Like many of the legal fraternity I have spent this weekend reading the Secret Barrister’s “Stories of the Law and how its Broken”.   The book is about criminal law and criminal procedure, however there is much for civil litigators to read and think about. Since there have been, and will be, numerous reviews looking at the book from the viewpoint of criminal practice  I decided to look at distinct aspects of the book from the viewpoint of the civil lawyer. Starting with an issue that cuts across most areas of civil practice – listing.

“If you were a criminal mastermind trying to design a system to deter victims of crime from engaging with the authorities, you would struggle to devise something better.”

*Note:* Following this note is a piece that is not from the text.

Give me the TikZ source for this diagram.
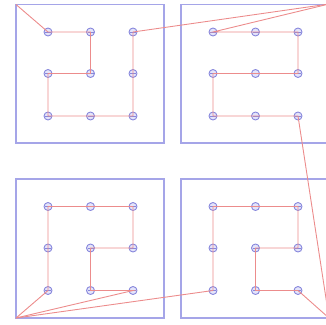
\documentclass[tikz,border=0pt]{standalone}
\definecolor{boxcol}{RGB}{165,165,232}
\definecolor{linecol}{RGB}{236,140,140}
\definecolor{dotcol}{RGB}{135,135,220}
\definecolor{dotfill}{RGB}{228,228,250}
\begin{document}
\begin{tikzpicture}[x=1pt,y=-1pt,
  panel/.style={draw=boxcol,line width=1.3pt},
  link/.style={draw=linecol,line width=0.9pt},
  dot/.style={circle,draw=dotcol,fill=dotfill,line width=0.9pt,minimum size=8pt,inner sep=0pt,
    path picture={\draw[dotcol,line width=0.8pt] ([xshift=-3pt]path picture bounding box.center) -- ([xshift=3pt]path picture bounding box.center);}}]
\useasboundingbox (0,0) rectangle (326,324);
\begin{scope}
\clip (0,0) rectangle (326,324);
% panels
\draw[panel] (16,4.5) rectangle (164,143);
\draw[panel] (181,4.5) rectangle (329,143);
\draw[panel] (16,179) rectangle (164,318);
\draw[panel] (181,179) rectangle (329,318);
% corners
\coordinate (cA) at (16,4.5);
\coordinate (cB) at (329,4);
\coordinate (cC) at (16,318);
\coordinate (cD) at (329,318);
% dots
\foreach \b/\ox/\oy in {A/16/4.5, B/181/4.5, C/16/179, D/181/179}{
  \foreach \c/\dx in {0/32,1/74.5,2/117}{
    \foreach \r/\dy in {0/27.5,1/69,2/111.5}{
      \node[dot] (\b\c\r) at (\ox+\dx,\oy+\dy) {};
    }
  }
}
% path
\draw[link] (cA) -- (A00.center) -- (A10.center) -- (A11.center) -- (A01.center) -- (A02.center) -- (A12.center) -- (A22.center) -- (A21.center) -- (A20.center) -- (cB);
\draw[link] (cB) -- (B00.center) -- (B10.center) -- (B20.center) -- (B21.center) -- (B11.center) -- (B01.center) -- (B02.center) -- (B12.center) -- (B22.center) -- (cD);
\draw[link] (cD) -- (D22.center) -- (D12.center) -- (D11.center) -- (D21.center) -- (D20.center) -- (D10.center) -- (D00.center) -- (D01.center) -- (D02.center) -- (cC);
\draw[link] (cC) -- (C02.center) -- (C01.center) -- (C00.center) -- (C10.center) -- (C20.center) -- (C21.center) -- (C11.center) -- (C12.center) -- (C22.center) -- (cC);
\end{scope}
\end{tikzpicture}
\end{document}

How to get away with mugging

SB introduces us to the case of Matthew. Matthew was walking outside his gym one evening when he felt a knife in his back, someone stole his mobile phone and ran off. The defendant was caught re-handed with the phone, but is running “the laughable and easily disprovable offence” that the phone was handed over voluntarily.

Matthew duly arrives at court and spends the day eating unexciting biscuits in the waiting room. There is no court available and the case is adjourned for eight months.  Matthew turns up and the same sorry scenario happens again.  On the third occasion Matthew loses heart, he doesn’t appear. The prosecution throws its hand in.

Lets just move the trial centre

Another example is Hana. A young female shopkeeper who is threatened with a rusty screwdriver when her shop was robbed. She attends court, closing the shop for the day. At significant (and non-refundable) personal expense she waited at court from 9.30 to 3.00 pm to be told that her trial had “floated to another court centre fourteen miles away”.

She then spent £30 of her own money on a taxi to the station, a return ticket and a taxi to the court. There she is told the judge had taken one look at the case, assessed the case was longer than the court could accommodate and adjourned it for a further eight months.

As SB notes:

If you were a criminal mastermind trying to design a system to deter victims of crime from engaging with the authorities, you would struggle to devise something better.”


The listing of hearings is a public function. It is carried out by public servants who should be responsible to the public. The reality is that they are not.  Listing issues are treated as inevitable and insurmountable.  This applies as much in civil and family as it does in criminal proceedings.

Every day Twitter is full of legal practitioners commenting on listing.

So barrister Sarah Vine, tweeting last week,

“Meanwhile, here at Snaresbrook Crown Court, the list office have taken the innovative decision to list 5 PTRs as floaters, keeping 10 barristers, 5 defendants & 5 police officers waiting at court all day on the off-chance that a judge will become free to deal w/ a 10 min hearing”

Civil and family hearings can be just as disrupted. Last week I travelled 114 miles (and my client travelled 200 miles) to attend a trial to find that the judge had two essentially full-day cases listed before him at the same time. The other trial had priority because it had been “bumped” on a previous occasion. We went away with a promise that we would have “priority” next time it was listed.

Paul Gardener reports on listing issues in the Employment Tribunal.

“Employment Tribunal in Cambridge last March. 4 day hearing with numerous witnesses and a nervous client cancelled the day before because “no available judge”. It took 6 months to reconvene. It was due to start on a Monday but on the Friday we were again adjourned. We finally got on recently in another court. 12 Months after the trial was supposed to commence and a very world weary client”


It is difficult, if not impossible, to see why listing  decisions that have a profound impact on the delivery of justice should be allowed to go unnoticed and unreported.  I have set up a “Court Watch” page so that practitioners can report listing issues.

I would encourage practitioners who have clients, or who represent victims, to encourage them to complain – openly and vociferously if they are shunted out of court or to a far-flung court centre. The media, and MPs should know.  It is not a private matter it is a matter of profound public importance.

If the excuse is a lack of resources then it is even more important that the issue is brought into the open.  The ridiculously high court fees mean that in 2017 HMCTS made a surplus of £100 million.    Publicising the issue should help ensure that this money goes towards making sure that trials start promptly and properly.  The Matthews and Hanas of this world deserve that.